Traditional approaches to isolate such tampering is not feasible. Firstly, due to the big data
problem, using a sequential search of all data contained in the XML file to detect tampering is
not efficient. Also, testing for data tampering using standard accounting rules is not possible,
as modified data may still be valid in terms of accounting rules. Detecting data tampering in
XML data therefore calls for a novel approach, forming the foundation of this work.

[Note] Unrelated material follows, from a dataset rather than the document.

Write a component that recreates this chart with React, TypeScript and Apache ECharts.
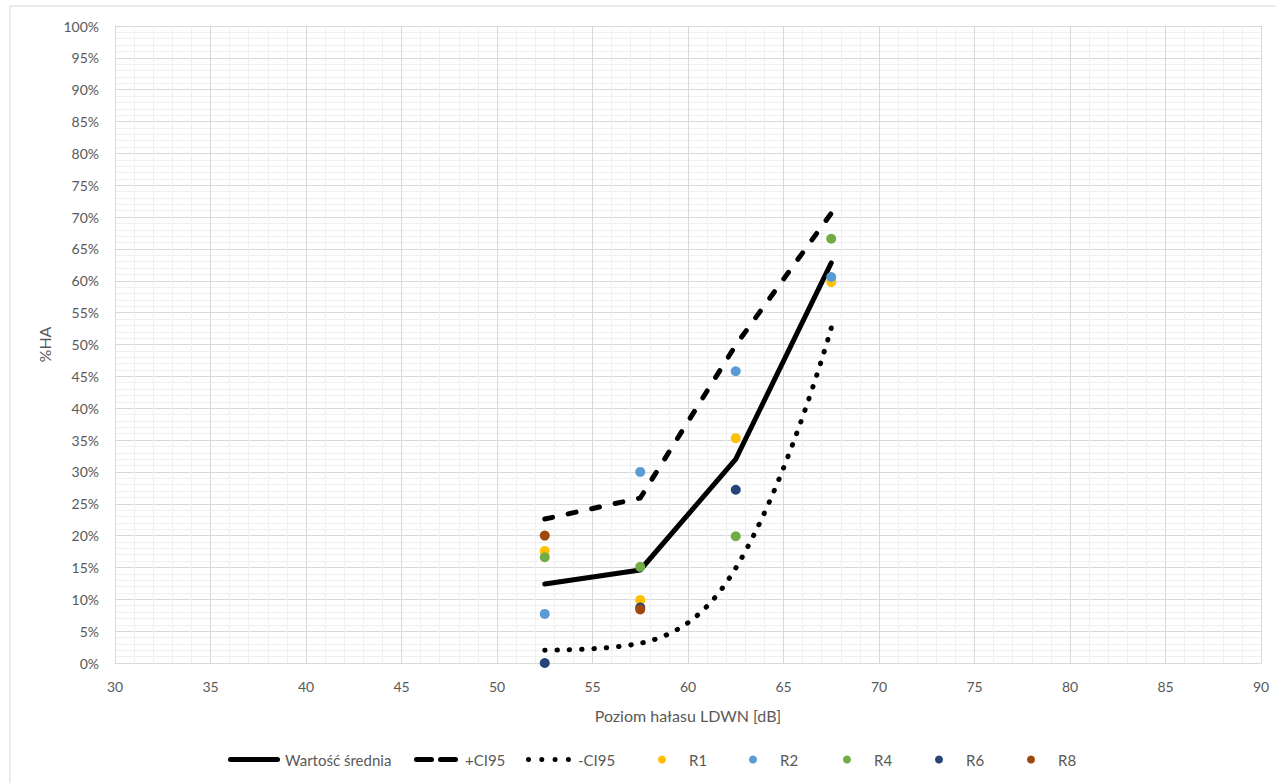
import React, { useEffect, useRef } from "react";
import * as echarts from "echarts";

const xLevels = [52.5, 57.5, 62.5, 67.5];
const meanValues = [12.4, 14.6, 32.0, 62.8];
const upperCI = [22.6, 25.9, 49.9, 70.6];
const lowerCI = [2.0, 3.1, 14.9, 52.6];

const r1Values: (number | null)[] = [17.6, 9.9, 35.3, 59.8];
const r2Values: (number | null)[] = [7.7, 30.0, 45.8, 60.6];
const r4Values: (number | null)[] = [16.6, 15.1, 19.9, 66.6];
const r6Values: (number | null)[] = [0.0, 8.7, 27.2, null];
const r8Values: (number | null)[] = [20.0, 8.4, null, null];

const seriesNames = ["Wartość średnia", "+CI95", "-CI95", "R1", "R2", "R4", "R6", "R8"];
const scatterColors = ["#FFC000", "#5B9BD5", "#70AD47", "#264478", "#9E480E"];

const FONT = "Lato";
const TEXT = "#595959";

const ICON_SOLID = "path://M2.5,0 H49.5 A2.5,2.5 0 0 1 49.5,5 H2.5 A2.5,2.5 0 0 1 2.5,0 Z";
const ICON_DASH =
  "path://M2.5,0 H17.5 A2.5,2.5 0 0 1 17.5,5 H2.5 A2.5,2.5 0 0 1 2.5,0 Z M26.5,0 H41.5 A2.5,2.5 0 0 1 41.5,5 H26.5 A2.5,2.5 0 0 1 26.5,0 Z";
const ICON_DOT =
  "path://M0,2.5 A2.5,2.5 0 1 0 5,2.5 A2.5,2.5 0 1 0 0,2.5 Z M13.3,2.5 A2.5,2.5 0 1 0 18.3,2.5 A2.5,2.5 0 1 0 13.3,2.5 Z M26.6,2.5 A2.5,2.5 0 1 0 31.6,2.5 A2.5,2.5 0 1 0 26.6,2.5 Z M39.9,2.5 A2.5,2.5 0 1 0 44.9,2.5 A2.5,2.5 0 1 0 39.9,2.5 Z";

function pairs(vals: (number | null)[]) {
  return xLevels
    .map((x, i) => (vals[i] === null ? null : [x, vals[i]]))
    .filter((p) => p !== null);
}

export default function App() {
  const ref = useRef<HTMLDivElement>(null);
  useEffect(() => {
    if (!ref.current) return;
    const chart = echarts.init(ref.current, null, { renderer: "svg" });
    const scatterSets = [r1Values, r2Values, r4Values, r6Values, r8Values];
    const lineSeries = [
      { name: seriesNames[0], data: pairs(meanValues), lineStyle: { color: "#000", width: 5, type: "solid", cap: "round", join: "round" }, smooth: false },
      { name: seriesNames[1], data: pairs(upperCI), lineStyle: { color: "#000", width: 5, type: [8, 16], cap: "round", join: "round" }, smooth: false },
      { name: seriesNames[2], data: pairs(lowerCI), lineStyle: { color: "#000", width: 5, type: [0.5, 11.8], cap: "round", join: "round" }, smooth: 0.4 },
    ].map((s) => ({
      type: "line",
      symbol: "none",
      itemStyle: { color: "#000" },
      z: 2,
      ...s,
    }));
    const scatters = scatterSets.map((vals, i) => ({
      type: "scatter",
      name: seriesNames[3 + i],
      data: pairs(vals),
      symbol: "circle",
      symbolSize: 10,
      itemStyle: { color: scatterColors[i], opacity: 1 },
      z: 3,
    }));

    const legendIcons = [ICON_SOLID, ICON_DASH, ICON_DOT, "circle", "circle", "circle", "circle", "circle"];
    const legendLeft = [228, 414, 526, 658, 749, 843, 935, 1027];
    const legendWidth = [52, 44, 45, 8, 8, 8, 8, 8];
    const legendHeight = [5, 5, 5, 8, 8, 8, 8, 8];
    const legendTextPad = [0, 2, 2, 18, 18, 18, 18, 18];
    const legends = seriesNames.map((n, i) => ({
      data: [n],
      left: legendLeft[i],
      top: 752,
      padding: 0,
      itemWidth: legendWidth[i],
      itemHeight: legendHeight[i],
      icon: legendIcons[i],
      selectedMode: false,
      textStyle: { color: TEXT, fontFamily: FONT, fontSize: 15, padding: [0, 0, 0, legendTextPad[i]] },
    }));

    chart.setOption({
      animation: false,
      backgroundColor: "#fff",
      graphic: [
        {
          type: "rect",
          shape: { x: 10, y: 6, width: 1300, height: 800 },
          style: { fill: "none", stroke: "#d9d9d9", lineWidth: 1 },
          silent: true,
          z: -10,
        },
      ],
      legend: legends,
      grid: { left: 115, right: 15, top: 26, bottom: 120 },
      xAxis: {
        type: "value",
        min: 30,
        max: 90,
        interval: 5,
        name: "Poziom hałasu LDWN [dB]",
        nameLocation: "middle",
        nameGap: 44,
        nameTextStyle: { color: TEXT, fontFamily: FONT, fontSize: 16 },
        axisLine: { show: true, lineStyle: { color: "#d9d9d9", width: 1 } },
        axisTick: { show: false },
        axisLabel: { color: TEXT, fontFamily: FONT, fontSize: 14, margin: 16 },
        splitLine: { show: true, lineStyle: { color: "#d9d9d9", width: 1 } },
        minorTick: { show: false, splitNumber: 5 },
        minorSplitLine: { show: true, lineStyle: { color: "#f0f0f0", width: 1 } },
      },
      yAxis: {
        type: "value",
        min: 0,
        max: 100,
        interval: 5,
        name: "%HA",
        nameLocation: "middle",
        nameRotate: 90,
        nameGap: 62,
        nameTextStyle: { color: TEXT, fontFamily: FONT, fontSize: 16 },
        axisLine: { show: true, lineStyle: { color: "#d9d9d9", width: 1 } },
        axisTick: { show: false },
        axisLabel: { color: TEXT, fontFamily: FONT, fontSize: 14, margin: 16, formatter: "{value}%" },
        splitLine: { show: true, lineStyle: { color: "#d9d9d9", width: 1 } },
        minorTick: { show: false, splitNumber: 5 },
        minorSplitLine: { show: true, lineStyle: { color: "#f0f0f0", width: 1 } },
      },
      series: [...lineSeries, ...scatters],
    });
    return () => chart.dispose();
  }, []);
  return (
    <div
      ref={ref}
      style={{ position: "fixed", left: 0, top: 0, width: 1276, height: 783, background: "#fff" }}
    />
  );
}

This study aims to enable an investigator to determine whether tampering occurred in a specific
set of XML financial data as well as reconstructing the events leading to the tampering in
order to determine the extent and detail of such tampering. In order enable the detection of potential
tampering with data, this study proposes the creation of an automated tool to detect such
irregularities in XML financial data. Using the parallel of forensic pathology, it is argued that
XML financial data needs to be analysed for any artefacts (irregularities) that are not consistent
with known normal (or “healthy”) XML financial accounting data. This study furthermore argues
that these artefacts are often noted in patterns, allowing one to attribute potential causality
to groups of artefacts. It is also noted that compilers are typically used to parse input and detect
any input not conforming to a pre-defined set of rules describing normal input. As a result it
is therefore proposed that compilers and similar techniques should be used to protect financial
data on the merit of their capabilities regarding parsing of data and error reporting and/or error
correction.
Furthermore, the work performed as part of this study suggests a means to enable an investigator
to reconstruct the events leading to the tampering in order to determine the extent
and detail of the tampering. As data regarding the history and extent of changes is typically not retained by either the operating system or the XML data format itself, it is proposed that
instrumentation be employed to record the additional data necessary in order to reconstruct
events.
This is achieved by using a combination of version control and audit logging to ensure
that data is available to reconstruct tampering events. The XML Accounting Trail Model is
therefore proposed to collect data about all modifications affecting the file containing XML
accounting data. The model also proposes the combination of digital signatures and a reference
monitor to ensure that all changes to the XML data files are recorded and that the XML
Accounting Trail Model cannot be circumvented by direct editing of the XML file.